Two films as a director: Confessions of a Dangerous Mind is based on the autobiography of Chuck Barris.  The same Chuck Barris who hosted The Gong Show and created The Newlywed Game and The Dating Game claims to have been a covert assassin for the CIA in his spare time.  Well, OK.  Clooney takes on a supporting role in this good, not great film.  It wasn’t a blockbuster at the box office, but most critics agreed he did fine for his directorial debut.

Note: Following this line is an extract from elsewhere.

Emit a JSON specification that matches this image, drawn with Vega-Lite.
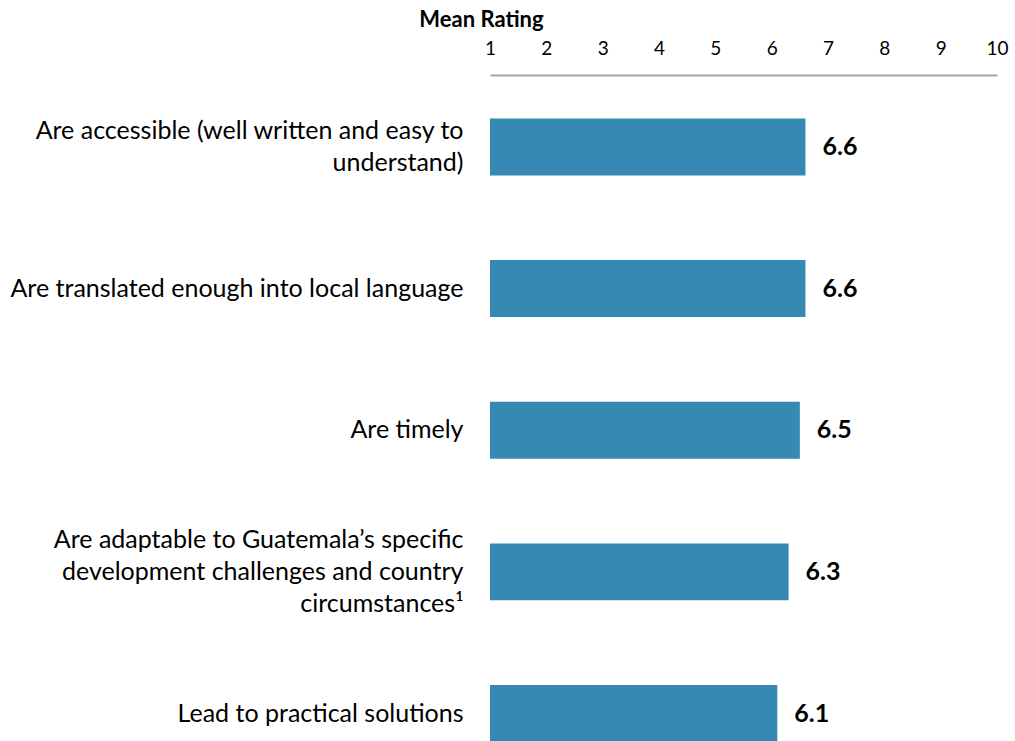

His second film was Good Night and Good Luck, a look at Edward R. Murrow’s televised attacks on Senator Joseph McCarthy.  Clooney once again took a supporting role in another film based at least in part on television in the 50s, 60s, and 70s.  Coincidence?  Hardly.  Clooney’s aunt is Rosemary Clooney, a popular singer in her day; his father’s career was in television also.  The lesson: choose material you’re comfortable with.  Good Night and Good Luck become one of the year’s critical hits, and Clooney became the first person to be nominated for directing one film and acting in another (his win for Syriana).

  • The Activist

Clooney was a low key celeb supporter in Obama’s presidential run; the cause he’s most known for is Darfur.  Along with Don Cheadle, his vocal support for the region has helped shine a spotlight on a part of Africa that I’ll be the first to admit I didn’t know about.  Their efforts have been recognized by both the United Nations and the Nobel Peace Prize committee.

  • The Brand

Intelligent without being overly preachy.  Stylish without being a complete fashion snob.  A serious artist with a rep for not taking himself too seriously.  A public figure willing to use his spotlight to draw attention to a cause he believes in.